Environmental issues are a concern for all businesses, and as contractors try to figure out how to generate less waste on site and in the supply chain, there’s incentive to do so from not only a virtuous perspective, but also a financial one.
“In environmental issues, valuations are different and companies in carbon capture, for example, get valued very high, very quickly,” Galindo said of startups which focused on environmental methods.
On Cemex’s list of the top 50 construction technology startups, 14 of the featured companies focused on environmental areas.
“Environmental pressure will continue and will start increasing, especially on the building materials production side,” said Galindo. “We will see much more efforts trying to reduce the carbon footprint and testing new technologies from carbon capture and research.”
More established construction companies are also focusing on waste reduction goals. Earlier this past fall, contractor Webcor diverted 90% of a California office project’s waste from landfills and incinerators for a year in order to meet TRUE certification requirements.

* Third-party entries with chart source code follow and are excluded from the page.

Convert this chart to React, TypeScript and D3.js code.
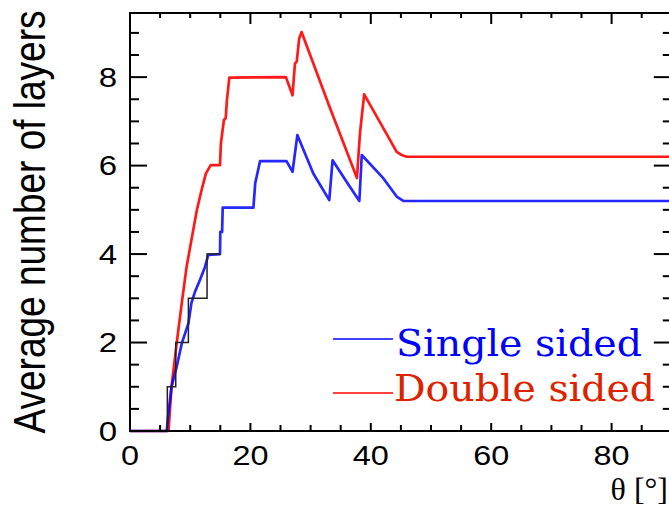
import React from 'react';
import * as d3 from 'd3';

// single sided (blue)
const singleTheta = [0, 6.1, 6.3, 6.9, 7.75, 8.6, 9.7, 10.2, 10.8, 11.6, 12.46, 13.0, 14.95, 15.0, 15.3, 15.4, 15.6, 20.5, 20.8, 21.6, 26.0, 27.0, 27.8, 30.45, 33.1, 33.65, 36.0, 38.1, 38.5, 42.1, 44.3, 45.4, 90];
const singleLayers = [0, 0, 0.3, 1.0, 1.45, 1.98, 2.43, 2.89, 3.15, 3.41, 3.71, 3.98, 4.0, 4.5, 4.5, 5.05, 5.05, 5.05, 5.6, 6.1, 6.1, 5.86, 6.69, 5.82, 5.22, 6.12, 5.63, 5.2, 6.24, 5.71, 5.3, 5.2, 5.2];

// double sided (red)
const doubleTheta = [0, 6.4, 6.9, 7.75, 8.6, 9.4, 10.25, 11.1, 11.9, 12.6, 13.4, 14.95, 15.1, 15.6, 15.9, 16.1, 16.5, 25.9, 27.0, 27.4, 27.7, 28.1, 28.5, 33.0, 37.7, 38.2, 38.9, 42.1, 44.3, 45.1, 46.0, 90];
const doubleLayers = [0, 0, 1.0, 1.98, 2.89, 3.71, 4.35, 4.99, 5.45, 5.82, 6.01, 6.01, 6.5, 7.03, 7.07, 7.48, 7.99, 8.0, 7.59, 8.31, 8.35, 8.87, 9.02, 7.38, 5.72, 6.73, 7.61, 6.84, 6.31, 6.24, 6.2, 6.2];

// integer layer staircase (black)
const stepTheta = [6.2, 6.2, 7.6, 7.6, 9.7, 9.7, 12.8, 12.8, 14.95];
const stepLayers = [0, 1, 1, 2, 2, 3, 3, 4, 4];

const xTickLabels = [0, 20, 40, 60, 80];
const yTickLabels = [0, 2, 4, 6, 8];
const legendNames = ['Single sided', 'Double sided'];

const W = 669;
const H = 507;

export default function App() {
  const x = d3.scaleLinear().domain([0, 90]).range([130, 671.8]);
  const y = d3.scaleLinear().domain([0, 9.45]).range([431, 13]);

  const line = (xs: number[], ys: number[]) =>
    d3.line<number>()
      .x((d) => x(d))
      .y((_, i) => y(ys[i]))(xs) || '';

  const xMinor = d3.range(0, 91, 5);
  const yMinor = d3.range(0, 9.01, 0.5);
  const [x0, x1] = x.range();
  const [y0, y1] = y.range();
  const sans = 'Liberation Sans, Arial, sans-serif';

  return (
    <svg width={W} height={H} style={{ position: 'absolute', left: 0, top: 0, background: '#fff' }}>
      <rect width={W} height={H} fill="#fff" />

      {/* lines */}
      <path d={line(doubleTheta, doubleLayers)} fill="none" stroke="#ff0000" strokeWidth={2.7} strokeOpacity={0.9} strokeLinejoin="round" />
      <path d={line(singleTheta, singleLayers)} fill="none" stroke="#0000ff" strokeWidth={2.7} strokeOpacity={0.85} strokeLinejoin="round" />
      <path d={line(stepTheta, stepLayers)} fill="none" stroke="#222" strokeWidth={1.5} />

      {/* frame */}
      <rect x={x0} y={y1} width={x1 - x0} height={y0 - y1} fill="none" stroke="#000" strokeWidth={2} />

      {xMinor.map((t) => {
        const major = t % 20 === 0;
        return (
          <g key={'xt' + t}>
            <line x1={x(t)} x2={x(t)} y1={y0} y2={y0 - (major ? 8 : 6)} stroke="#000" strokeWidth={2} />
            <line x1={x(t)} x2={x(t)} y1={y1} y2={y1 + (major ? 11 : 5)} stroke="#000" strokeWidth={2} />
          </g>
        );
      })}
      {yMinor.map((t) => {
        const major = t % 2 === 0;
        return (
          <g key={'yt' + t}>
            <line x1={x0} x2={x0 + (major ? 17 : 9)} y1={y(t)} y2={y(t)} stroke="#000" strokeWidth={2} />
            <line x1={x1} x2={x1 - (major ? 18 : 9)} y1={y(t)} y2={y(t)} stroke="#000" strokeWidth={2} />
          </g>
        );
      })}

      {xTickLabels.map((t) => (
        <text key={'xl' + t} transform={`translate(${x(t)},465) scale(1.2,1)`} textAnchor="middle"
          fontFamily={sans} fontSize={27} fill="#000">{t}</text>
      ))}
      {yTickLabels.map((t) => (
        <text key={'yl' + t} transform={`translate(117,${y(t) + 9.5}) scale(1.2,1)`} textAnchor="end"
          fontFamily={sans} fontSize={27.5} fill="#000">{t}</text>
      ))}

      <text transform="translate(45,222) scale(1.2,1) rotate(-90)" textAnchor="middle"
        fontFamily={sans} fontSize={37} fill="#000">Average number of layers</text>

      <text x={668} y={500} textAnchor="end" fontFamily="Liberation Serif, Times New Roman, serif" fontSize={32} fill="#000">θ [°]</text>

      {/* legend */}
      <line x1={333} x2={393} y1={339} y2={339} stroke="#0000ff" strokeWidth={1.5} />
      <text x={396} y={356} fontFamily="DejaVu Serif, serif" fontSize={37} fill="#0000ff"
        textLength={246} lengthAdjust="spacingAndGlyphs">{legendNames[0]}</text>
      <line x1={333} x2={393} y1={393} y2={393} stroke="#ff0000" strokeWidth={1.5} />
      <text x={394} y={401} fontFamily="DejaVu Serif, serif" fontSize={37} fill="#dd2200"
        textLength={261} lengthAdjust="spacingAndGlyphs">{legendNames[1]}</text>
    </svg>
  );
}
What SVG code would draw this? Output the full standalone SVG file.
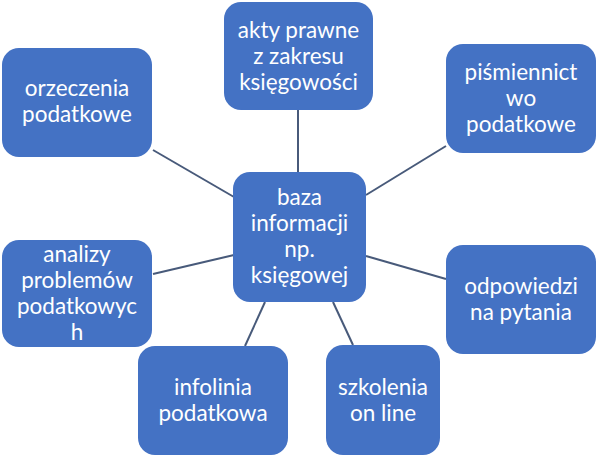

Alternative construction methods and materials, such as 3D printing and cross-laminated timber (CLT), can also enable cleaner building. Recently, Shawmut built a 75-foot-tall tower using CLT wood technology, which generates almost zero waste on site.
“You’re not talking about shipping something from around the world. It’s done through sustainable forests,” Greg Skalaski, the executive vice president of the West for Shawmut, told Construction Dive about the material’s lighter carbon footprint.
As the effects of climate change grow in intensity and priority, contractors have a growing range of technological tools to help them not only adapt, but also address the root causes of the issue and build greener from the get-go. For contractors, the message is catch up, or get left behind.
“The future has already begun. We don’t have 18 months to pilot,” Oren said.